Le nouveau matériau synthétisé en laboratoire, dont la structure ressemble à ce cristal naturel de biotite, agit comme une éponge à chaleur (Ph. Didier Descouens via Wikicommons CC BY-SA 4.0)

Une éponge à chaleur. C’est à cela que ressemblerait le nouveau matériau conçu par des chercheurs japonais de l’université de Tokyo, à ceci près qu’il est massif (pas de trous) et rigide. Pourtant, il suffit de l’exposer au Soleil ou à toute autre source de chaleur puis, plus tard, d’exercer une pression sur lui, pour qu’il libère la chaleur accumulée. Et pas qu’un peu !

Cette aptitude, liée à sa structure cristalline, pourrait en faire un récupérateur de la chaleur pour les dispositifs électroniques, les moteurs et autres systèmes techniques qui en gaspillent à foison.

Beaucoup de chaleur contre un peu de pression

Le chiffre est significatif : ce matériau classé dans la catégorie des céramiques (couches cristallines superposées) et au nom abscons de trititane pentoxide (de formule Ti3O5) est capable d’accumuler puis libérer 320 kilojoules (kJ) par volume de 10 cm3, de quoi faire bouillir 1/10 de litre d’eau.

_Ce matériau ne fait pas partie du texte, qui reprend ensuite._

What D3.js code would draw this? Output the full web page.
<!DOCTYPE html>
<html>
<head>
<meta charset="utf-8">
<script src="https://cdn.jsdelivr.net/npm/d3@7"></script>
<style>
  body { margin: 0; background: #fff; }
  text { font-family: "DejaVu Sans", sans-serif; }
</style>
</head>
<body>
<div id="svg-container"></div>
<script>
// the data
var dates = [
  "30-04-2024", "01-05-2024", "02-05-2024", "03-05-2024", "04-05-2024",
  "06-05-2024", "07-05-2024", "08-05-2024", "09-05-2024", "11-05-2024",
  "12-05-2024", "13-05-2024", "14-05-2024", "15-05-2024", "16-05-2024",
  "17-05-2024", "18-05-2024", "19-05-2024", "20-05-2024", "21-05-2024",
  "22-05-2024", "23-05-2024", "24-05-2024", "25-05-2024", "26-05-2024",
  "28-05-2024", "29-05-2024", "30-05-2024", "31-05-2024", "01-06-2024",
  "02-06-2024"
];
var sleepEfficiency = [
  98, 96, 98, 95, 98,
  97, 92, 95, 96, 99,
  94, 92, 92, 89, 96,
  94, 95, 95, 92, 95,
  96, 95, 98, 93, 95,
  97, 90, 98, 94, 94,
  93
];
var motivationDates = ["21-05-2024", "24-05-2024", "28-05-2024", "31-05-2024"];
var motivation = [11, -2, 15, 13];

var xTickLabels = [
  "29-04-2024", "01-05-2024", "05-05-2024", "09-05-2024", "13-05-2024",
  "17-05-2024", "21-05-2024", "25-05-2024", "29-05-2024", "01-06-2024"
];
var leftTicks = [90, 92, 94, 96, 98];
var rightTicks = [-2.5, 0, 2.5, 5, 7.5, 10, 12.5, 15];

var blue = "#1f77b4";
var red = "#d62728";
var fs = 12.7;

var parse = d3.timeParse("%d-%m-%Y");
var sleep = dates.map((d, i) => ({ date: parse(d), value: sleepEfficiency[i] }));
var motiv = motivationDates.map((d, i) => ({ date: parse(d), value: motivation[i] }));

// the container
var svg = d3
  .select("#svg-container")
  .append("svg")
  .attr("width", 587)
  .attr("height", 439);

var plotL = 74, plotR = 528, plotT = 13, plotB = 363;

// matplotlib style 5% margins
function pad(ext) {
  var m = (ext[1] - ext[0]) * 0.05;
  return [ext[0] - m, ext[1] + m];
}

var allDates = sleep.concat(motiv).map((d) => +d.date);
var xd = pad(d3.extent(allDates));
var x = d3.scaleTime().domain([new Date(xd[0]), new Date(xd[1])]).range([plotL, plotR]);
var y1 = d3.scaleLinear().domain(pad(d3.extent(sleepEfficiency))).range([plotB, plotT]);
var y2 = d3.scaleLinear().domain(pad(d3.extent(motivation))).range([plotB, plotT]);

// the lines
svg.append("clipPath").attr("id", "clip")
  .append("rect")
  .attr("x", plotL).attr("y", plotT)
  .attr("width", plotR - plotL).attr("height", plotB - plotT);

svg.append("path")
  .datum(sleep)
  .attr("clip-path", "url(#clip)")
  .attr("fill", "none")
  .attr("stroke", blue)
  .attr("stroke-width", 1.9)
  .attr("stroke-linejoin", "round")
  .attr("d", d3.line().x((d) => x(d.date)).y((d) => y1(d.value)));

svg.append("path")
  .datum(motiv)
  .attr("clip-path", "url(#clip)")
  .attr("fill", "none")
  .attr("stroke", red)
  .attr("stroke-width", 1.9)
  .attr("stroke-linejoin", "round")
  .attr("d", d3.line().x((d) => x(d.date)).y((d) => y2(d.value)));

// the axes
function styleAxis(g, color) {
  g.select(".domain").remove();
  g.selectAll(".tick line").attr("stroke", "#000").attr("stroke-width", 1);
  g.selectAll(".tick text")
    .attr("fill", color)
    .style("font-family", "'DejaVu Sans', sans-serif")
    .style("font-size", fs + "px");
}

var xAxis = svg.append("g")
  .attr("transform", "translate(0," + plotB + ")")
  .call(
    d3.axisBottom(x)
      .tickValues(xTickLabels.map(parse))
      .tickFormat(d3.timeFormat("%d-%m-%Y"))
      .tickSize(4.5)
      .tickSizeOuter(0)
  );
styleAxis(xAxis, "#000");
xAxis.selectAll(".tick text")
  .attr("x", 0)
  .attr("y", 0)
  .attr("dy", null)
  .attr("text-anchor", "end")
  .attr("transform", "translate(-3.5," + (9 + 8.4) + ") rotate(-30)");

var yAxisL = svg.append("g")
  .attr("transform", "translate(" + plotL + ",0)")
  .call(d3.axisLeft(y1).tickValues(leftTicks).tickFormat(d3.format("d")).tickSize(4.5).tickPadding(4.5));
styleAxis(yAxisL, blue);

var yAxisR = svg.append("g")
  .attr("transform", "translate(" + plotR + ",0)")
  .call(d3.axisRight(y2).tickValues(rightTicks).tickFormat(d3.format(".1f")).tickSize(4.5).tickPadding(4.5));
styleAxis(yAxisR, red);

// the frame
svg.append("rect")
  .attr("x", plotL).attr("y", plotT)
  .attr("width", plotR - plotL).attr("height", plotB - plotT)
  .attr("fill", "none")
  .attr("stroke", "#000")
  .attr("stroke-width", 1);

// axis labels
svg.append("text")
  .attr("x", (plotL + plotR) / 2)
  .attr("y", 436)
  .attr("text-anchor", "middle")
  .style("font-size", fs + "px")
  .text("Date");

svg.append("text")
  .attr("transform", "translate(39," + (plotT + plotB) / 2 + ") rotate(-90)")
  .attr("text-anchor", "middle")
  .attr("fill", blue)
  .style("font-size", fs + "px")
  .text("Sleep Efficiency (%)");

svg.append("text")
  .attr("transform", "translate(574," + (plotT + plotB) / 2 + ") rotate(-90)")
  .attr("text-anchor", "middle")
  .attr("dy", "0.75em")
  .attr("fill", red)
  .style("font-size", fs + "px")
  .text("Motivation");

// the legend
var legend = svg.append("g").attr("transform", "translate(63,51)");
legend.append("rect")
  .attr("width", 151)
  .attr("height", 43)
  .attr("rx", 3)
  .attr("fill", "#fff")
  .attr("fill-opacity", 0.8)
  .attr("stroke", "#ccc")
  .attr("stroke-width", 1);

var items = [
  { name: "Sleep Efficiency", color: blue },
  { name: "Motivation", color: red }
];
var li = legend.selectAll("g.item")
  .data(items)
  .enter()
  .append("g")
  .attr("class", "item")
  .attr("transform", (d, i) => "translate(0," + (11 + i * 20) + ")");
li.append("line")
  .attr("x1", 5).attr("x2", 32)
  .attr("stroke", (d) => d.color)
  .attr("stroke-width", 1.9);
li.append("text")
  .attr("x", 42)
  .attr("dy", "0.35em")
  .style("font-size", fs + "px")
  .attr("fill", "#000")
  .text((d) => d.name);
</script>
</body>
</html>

C’est surtout le premier matériau capable de libérer sa chaleur à la demande : pour cela, il suffit d’exercer sur lui une pression de 600 bars (1 bar = pression atmosphérique), ce qui est facile à obtenir avec une petite presse mécanique.

La chaleur devient une énergie de structure

Le secret de cette “éponge” ? Sa structure microscopique : selon les chercheurs ce sont les atomes d’oxygène O et de titane Ti qui piègent la chaleur en l’utilisant comme énergie pour modifier leur disposition dans le réseau.

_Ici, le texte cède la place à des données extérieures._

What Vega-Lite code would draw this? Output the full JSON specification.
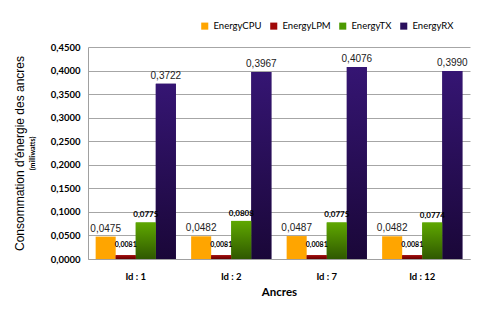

Le matériau est en effet cristallin : ses atomes O et Ti sont placés solidement en réseau selon un certain ordre (ici c’est une structure monoclinique du groupe C2/m) – plus précisément, ce sont non pas des atomes individuels qui occupent les nœuds du réseau mais des groupes d’atomes, par exemple 2 atomes de Ti ou 4 de O, etc. (voir figure).

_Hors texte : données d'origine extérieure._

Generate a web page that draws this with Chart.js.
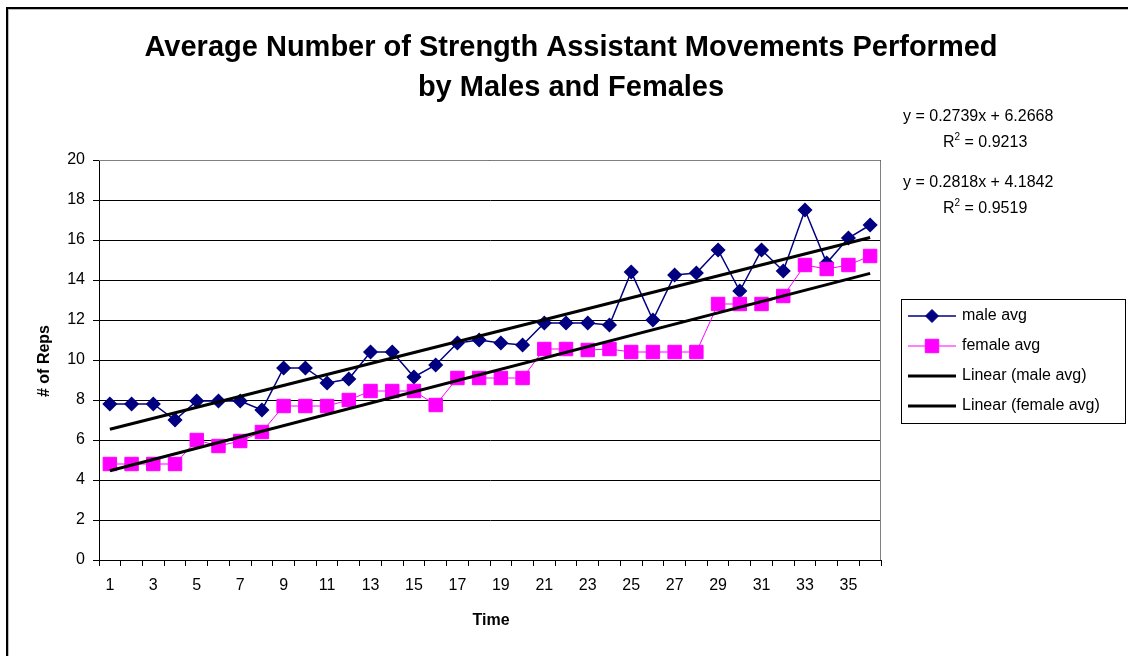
<!DOCTYPE html>
<html lang="en">
<head>
  <meta charset="utf-8">
  <title>Strength Assistant Movements</title>
  <script src="https://cdn.jsdelivr.net/npm/chart.js"></script>
  <style>
    body {
      margin: 0;
      background: #fff;
    }
    .wrap {
      position: relative;
      width: 1128px;
      height: 656px;
      overflow: hidden;
    }
    .frame {
      position: absolute;
      left: 6px;
      top: 7px;
      width: 1140px;
      height: 670px;
      border-left: 2px solid #000;
      border-top: 2px solid #000;
      box-shadow: inset 1px 1px 0 #bbb;
    }
    canvas {
      position: absolute;
      left: 0;
      top: 0;
    }
  </style>
</head>
<body>
  <div class="wrap">
    <div class="frame"></div>
    <canvas id="chart" width="1128" height="656"></canvas>
  </div>
  <script>
    // Data
    const timeLabels = ['1','2','3','4','5','6','7','8','9','10','11','12','13','14','15','16','17','18',
                        '19','20','21','22','23','24','25','26','27','28','29','30','31','32','33','34','35','36'];
    const maleAvg = [7.8, 7.8, 7.8, 7.0, 7.95, 7.95, 7.95, 7.5, 9.6, 9.6, 8.85, 9.05,
                     10.4, 10.4, 9.15, 9.75, 10.85, 11.0, 10.85, 10.75, 11.85, 11.85, 11.85, 11.75,
                     14.4, 12.0, 14.25, 14.35, 15.5, 13.45, 15.5, 14.45, 17.5, 14.85, 16.1, 16.75];
    const femaleAvg = [4.8, 4.8, 4.8, 4.8, 6.0, 5.7, 5.95, 6.4, 7.7, 7.7, 7.7, 8.0,
                       8.45, 8.45, 8.45, 7.75, 9.1, 9.1, 9.1, 9.1, 10.55, 10.55, 10.5, 10.55,
                       10.4, 10.4, 10.4, 10.4, 12.8, 12.8, 12.8, 13.2, 14.75, 14.55, 14.75, 15.2];
    // Trendline equations as printed on the chart: [slope, intercept, R2]
    const maleFit = [0.2739, 6.2668, 0.9213];
    const femaleFit = [0.2818, 4.1842, 0.9519];
    const yTicks = [0, 2, 4, 6, 8, 10, 12, 14, 16, 18, 20];

    const FONT = "'Liberation Sans', Arial, sans-serif";
    const NAVY = '#000080';
    const MAGENTA = '#ff00ff';

    // trendline: only the two end points, the gap is spanned
    function trendData(fit) {
      const n = timeLabels.length;
      return timeLabels.map((t, i) => (i === 0 || i === n - 1) ? fit[0] * Number(t) + fit[1] : null);
    }

    const decorations = {
      id: 'decorations',
      beforeDatasetsDraw(chart) {
        const ctx = chart.ctx;
        const a = chart.chartArea;
        ctx.save();
        ctx.strokeStyle = '#808080';
        ctx.lineWidth = 1;
        ctx.beginPath();
        ctx.moveTo(a.left, a.top + 0.5);
        ctx.lineTo(a.right - 0.5, a.top + 0.5);
        ctx.lineTo(a.right - 0.5, a.bottom);
        ctx.stroke();
        ctx.restore();
      },
      afterDraw(chart) {
        const ctx = chart.ctx;
        ctx.save();
        ctx.fillStyle = '#000';

        // title
        ctx.font = 'bold 29px ' + FONT;
        ctx.textAlign = 'center';
        ctx.textBaseline = 'middle';
        ctx.fillText('Average Number of Strength Assistant Movements Performed', 571, 48);
        ctx.fillText('by Males and Females', 571, 88);

        // axis titles
        ctx.font = 'bold 16px ' + FONT;
        ctx.fillText('Time', 491, 621);
        ctx.save();
        ctx.translate(45, 361);
        ctx.rotate(-Math.PI / 2);
        ctx.fillText('# of Reps', 0, 0);
        ctx.restore();

        // trendline equations
        function equation(fit, y) {
          ctx.font = '16px ' + FONT;
          ctx.textAlign = 'left';
          ctx.fillText('y = ' + fit[0].toFixed(4) + 'x + ' + fit[1].toFixed(4), 903, y);
          let x = 943;
          ctx.fillText('R', x, y + 26);
          x += ctx.measureText('R').width;
          ctx.font = '10px ' + FONT;
          ctx.fillText('2', x, y + 20);
          x += ctx.measureText('2').width;
          ctx.font = '16px ' + FONT;
          ctx.fillText(' = ' + fit[2].toFixed(4), x, y + 26);
        }
        equation(maleFit, 117);
        equation(femaleFit, 183);

        // legend
        ctx.strokeStyle = '#000';
        ctx.lineWidth = 1;
        ctx.strokeRect(901.5, 299.5, 224, 124);
        const rows = [316, 346, 376, 406];
        chart.data.datasets.forEach((ds, i) => {
          const y = rows[i];
          ctx.strokeStyle = ds.borderColor;
          ctx.lineWidth = ds.borderWidth;
          ctx.beginPath();
          ctx.moveTo(908, y);
          ctx.lineTo(956, y);
          ctx.stroke();
          if (ds.pointRadius > 0) {
            ctx.fillStyle = ds.pointBackgroundColor;
            ctx.strokeStyle = ds.pointBorderColor;
            ctx.lineWidth = 1;
            Chart.helpers.drawPoint(ctx, {
              pointStyle: ds.pointStyle,
              radius: ds.pointRadius,
              borderWidth: 1,
              rotation: 0
            }, 932, y);
          }
          ctx.fillStyle = '#000';
          ctx.font = '16px ' + FONT;
          ctx.textAlign = 'left';
          ctx.fillText(ds.label, 962, y);
        });
        ctx.restore();
      }
    };

    new Chart(document.getElementById('chart'), {
      type: 'line',
      data: {
        labels: timeLabels,
        datasets: [
          {
            label: 'male avg',
            data: maleAvg,
            borderColor: NAVY,
            borderWidth: 1.5,
            pointStyle: 'rectRot',
            pointRadius: 6.5,
            pointBackgroundColor: NAVY,
            pointBorderColor: NAVY,
            tension: 0,
            order: 2
          },
          {
            label: 'female avg',
            data: femaleAvg,
            borderColor: MAGENTA,
            borderWidth: 1,
            pointStyle: 'rect',
            pointRadius: 9.5,
            pointBackgroundColor: MAGENTA,
            pointBorderColor: MAGENTA,
            tension: 0,
            order: 1
          },
          {
            label: 'Linear (male avg)',
            data: trendData(maleFit),
            borderColor: '#000',
            borderWidth: 3,
            pointRadius: 0,
            spanGaps: true,
            order: 0
          },
          {
            label: 'Linear (female avg)',
            data: trendData(femaleFit),
            borderColor: '#000',
            borderWidth: 3,
            pointRadius: 0,
            spanGaps: true,
            order: 0
          }
        ]
      },
      options: {
        responsive: false,
        animation: false,
        layout: { padding: { top: 160, right: 247, left: 0, bottom: 0 } },
        plugins: {
          legend: { display: false },
          title: { display: false },
          tooltip: { enabled: false }
        },
        scales: {
          x: {
            offset: true,
            afterFit(scale) { scale.height = 96; },
            grid: {
              offset: true,
              drawOnChartArea: false,
              color: '#000',
              tickLength: 6
            },
            border: { color: '#000', width: 1 },
            ticks: {
              autoSkip: false,
              maxRotation: 0,
              padding: 10,
              color: '#000',
              font: { family: FONT, size: 16 },
              callback(value, index) {
                return index % 2 === 0 ? timeLabels[index] : '';
              }
            }
          },
          y: {
            min: 0,
            max: 20,
            afterFit(scale) { scale.width = 99; },
            afterBuildTicks(scale) {
              scale.ticks = yTicks.map(v => ({ value: v }));
            },
            grid: {
              color: '#000',
              tickLength: 6
            },
            border: { color: '#000', width: 1 },
            ticks: {
              padding: 8,
              color: '#000',
              font: { family: FONT, size: 16 }
            }
          }
        }
      },
      plugins: [decorations]
    });
  </script>
</body>
</html>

Exemple de répartition des groupes d’atomes d’oxygène et de titane (les couleurs représentent la densité d’électrons. Crédit : Nature Communications)

De la chaleur mais aussi de l’électricité ou de la lumière

En chauffant, le matériau fait une “transition de phase” et change de structure. Cela est commun, mais lui reste bloqué dans cette position même quand on a cessé de le chauffer, à l’instar des matériaux à mémoire de forme. Et  quand on presse dessus, on “décoince” le cristal qui revient à sa structure initiale en relâchant l’énergie en surplus sous forme de chaleur.

C’est un peu comme si l’on générait des frictions internes en pressant, sauf que la chaleur dégagée dépasse de loin l’énergie mécanique (pression) appliquée. Et ce n’est pas tout : le matériau peut être alimenté non seulement en chaleur mais aussi en électricité ou en lumière, qu’il restituera toujours sous forme de chaleur.

Un cliché du matériau, une micrographie de sa structure, la représentation de la structure  monoclinique C2/m et un cristal naturel possédant ce type de structure : la biotite.

De gauche à droite : un cliché du matériau, une micrographie de sa structure (en couches), la représentation de la structure monoclinique C2/m et un cristal naturel possédant ce type de structure : la biotite.

 Une nouvelle source d’énergie renouvelable et propre

Pour les chercheurs, leur matériau serait idéal pour récupérer l’énergie thermique gaspillée par la plupart des engins mécaniques (moteurs) et électroniques (composants), qui habituellement est libérée dans l’atmosphère sans aucune utilité. Il pourrait même devenir un composant pour dispositifs électroniques réagissant à la pression.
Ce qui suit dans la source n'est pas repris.